McCulloch concentrates initially on the conflict between Beatrice’s urges towards Deflores (in Freud’s terms, her subconscious) and the repulsion that she believes she feels (the restraint exercised by her ego and superego). This theory can be substantiated by the text as Beatrice often betrays her true feelings towards Deflores through her speech. She refers to him as a ” serpent”, which is intended as an insult and yet has connotations with temptation and the Garden of Eden – and, by association, the fall of women through sin, prophetic of the way that their storyline plays out.

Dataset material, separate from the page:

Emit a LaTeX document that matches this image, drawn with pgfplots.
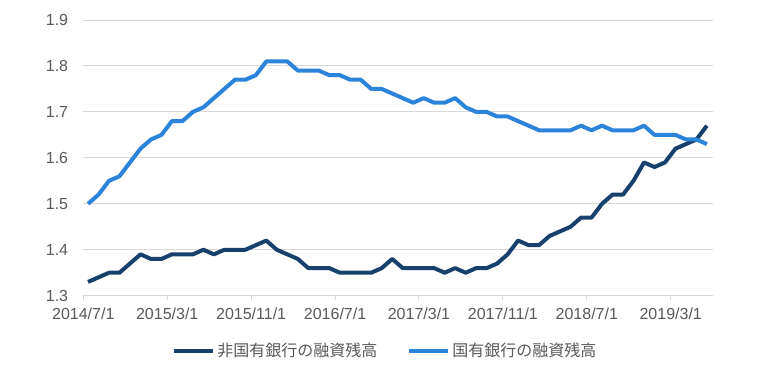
\documentclass[border=0pt]{standalone}
\usepackage{pgfplots}
\pgfplotsset{compat=1.18}
\usepackage{pgfplotstable}
\usepackage{fontspec}
\setmainfont{Liberation Sans}
\newfontfamily\jp{Noto Sans CJK JP}
\definecolor{darkser}{RGB}{24,64,108}
\definecolor{blueser}{RGB}{43,132,218}
\definecolor{txt}{RGB}{89,89,89}
\definecolor{grd}{RGB}{217,217,217}
\pgfplotstableread{
x a b
0.45 1.33 1.50
1.45 1.34 1.52
2.45 1.35 1.55
3.45 1.35 1.56
4.45 1.37 1.59
5.45 1.39 1.62
6.45 1.38 1.64
7.45 1.38 1.65
8.45 1.39 1.68
9.45 1.39 1.68
10.45 1.39 1.70
11.45 1.40 1.71
12.45 1.39 1.73
13.45 1.40 1.75
14.45 1.40 1.77
15.45 1.40 1.77
16.45 1.41 1.78
17.45 1.42 1.81
18.45 1.40 1.81
19.45 1.39 1.81
20.45 1.38 1.79
21.45 1.36 1.79
22.45 1.36 1.79
23.45 1.36 1.78
24.45 1.35 1.78
25.45 1.35 1.77
26.45 1.35 1.77
27.45 1.35 1.75
28.45 1.36 1.75
29.45 1.38 1.74
30.45 1.36 1.73
31.45 1.36 1.72
32.45 1.36 1.73
33.45 1.36 1.72
34.45 1.35 1.72
35.45 1.36 1.73
36.45 1.35 1.71
37.45 1.36 1.70
38.45 1.36 1.70
39.45 1.37 1.69
40.45 1.39 1.69
41.45 1.42 1.68
42.45 1.41 1.67
43.45 1.41 1.66
44.45 1.43 1.66
45.45 1.44 1.66
46.45 1.45 1.66
47.45 1.47 1.67
48.45 1.47 1.66
49.45 1.50 1.67
50.45 1.52 1.66
51.45 1.52 1.66
52.45 1.55 1.66
53.45 1.59 1.67
54.45 1.58 1.65
55.45 1.59 1.65
56.45 1.62 1.65
57.45 1.63 1.64
58.45 1.64 1.64
59.45 1.67 1.63
}\datatable
\begin{document}
\begin{tikzpicture}
\useasboundingbox (-83.3pt,-74.3pt) rectangle (696.7pt,295.7pt);
\begin{axis}[
  scale only axis,
  width=629.4pt, height=275.7pt,
  xmin=0, xmax=60, ymin=1.3, ymax=1.9,
  axis line style={draw=none},
  ymajorgrids, grid style={draw=grd, line width=1pt},
  ytick={1.3,1.4,...,1.95},
  xtick={0,8,16,24,32,40,48,56},
  xticklabels={2014/7/1,2015/3/1,2015/11/1,2016/7/1,2017/3/1,2017/11/1,2018/7/1,2019/3/1},
  tick pos=left,
  tick align=outside,
  major tick length=4pt,
  xtick style={draw=grd, line width=1pt},
  ytick style={draw=none},
  ticklabel style={font=\fontsize{16}{18}\selectfont, text=txt, inner sep=0pt},
  yticklabel style={/pgf/number format/fixed, /pgf/number format/precision=1, /pgf/number format/fixed zerofill, /pgf/number format/assume math mode=true, xshift=-11pt},
  xticklabel style={yshift=-8pt},
  legend columns=2,
  legend style={at={(0.480,-0.1995)}, anchor=center, draw=none, fill=none,
    font=\jp\fontsize{16}{18}\selectfont, text=txt,
    /tikz/every even column/.append style={column sep=28pt},
    nodes={inner sep=2pt}},
  legend image code/.code={\draw[#1] (0pt,0pt) -- (39pt,0pt);},
  line join=round,
]
\addplot[draw=darkser, line width=4pt] table[x=x, y=a] {\datatable};
\addlegendentry{非国有銀行の融資残高}
\addplot[draw=blueser, line width=4pt] table[x=x, y=b] {\datatable};
\addlegendentry{国有銀行の融資残高}
\end{axis}
\end{tikzpicture}
\end{document}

She describes how he ” more disturbs (her) / than all (her) other passions” which is meant to show loathing but in fact shows the profound effect that he has on her for somebody that she claims to not care about. McCulloch goes on to argue that it is the conflict within Beatrice that destroys her and makes her descent inevitable – whilst the lunatics, being outwardly mad, avoid this fate, suggesting that the outward and free expression of madness and the subconscious without restraint is better than Beatrice’s attempted control of her emotions.

This can then be compared back to the points made about ” A Midsummer Night’s Dream” where, again, the storyline with outward madness and irrationality is comic rather than tragic. Both articles also make reference to the links between the main plot and the subplot, a feature of both plays. Hunter suggests that the storyline between Titania and Bottom, set against that of the lovers, creates a parallel situation which exposes the true blindness of the lovers. As Titania believes that Bottom as ” as wise” as he ” is beautiful”, similarly Demetrius believes Helena is ” goddess, nymph, perfect, divine.

Neither of these sentiments are true and so the link drawn between them emphasises the irrationality of the lovers’ feelings by placing their changes of affection as equal to the relationship between a fairy queen and a man with an ass for a head. Similarly, the mechanicals are unaware that they are ruining their tragic play and turning it into comedy and are as ” ignorant” as the lovers are ” innocent” – just as the lovers were unaware that they were only figures in the play of the fairies’ manipulation.

Theseus touches on this through his ironic line ” our sport shall be to take what they mistake” – exactly what the fairies did. In these ways, the worlds are intertwined and all of the different layers of ignorance play against each other to emphasise the comedy of the play. However, in ” The Changeling”, McCulloch argues that it is contrast rather than similarities which drive the play – Isabella remains sane surrounded by madmen whilst Beatrice becomes mad surrounded by those who are sane.

The plots also work by being opposites – whilst Beatrice betrays the trust of all around her, Isabella proves that she can be trusted to win her freedom. Additionally, whilst Isabella shows insight and intelligence by suspecting Antonio to be false – something that the characters of ” A Midsummer Night’s Dream” cannot see in themselves – Beatrice believes throughout that she is acting rationally and yet is doing the opposite, submitting to her subconscious.

The link between Beatrice and Isabella is emphasised by the link between love and illness or madness – Deflores is referred to as an ” infirmity”, just as Shakespeare draws comparisons between ” lovers and madmen”. Overall, the two articles explore similar areas of these two plays and whilst both deal with similar themes there are in fact some subtle differences which account for the difference in tone of the plays. The comedy of ” A Midsummer Night’s Dream” lies in the lack of self-awareness of the protagonists, whereas in ” The Changeling” it is exactly this which leads to confusion and ultimately a tragic end.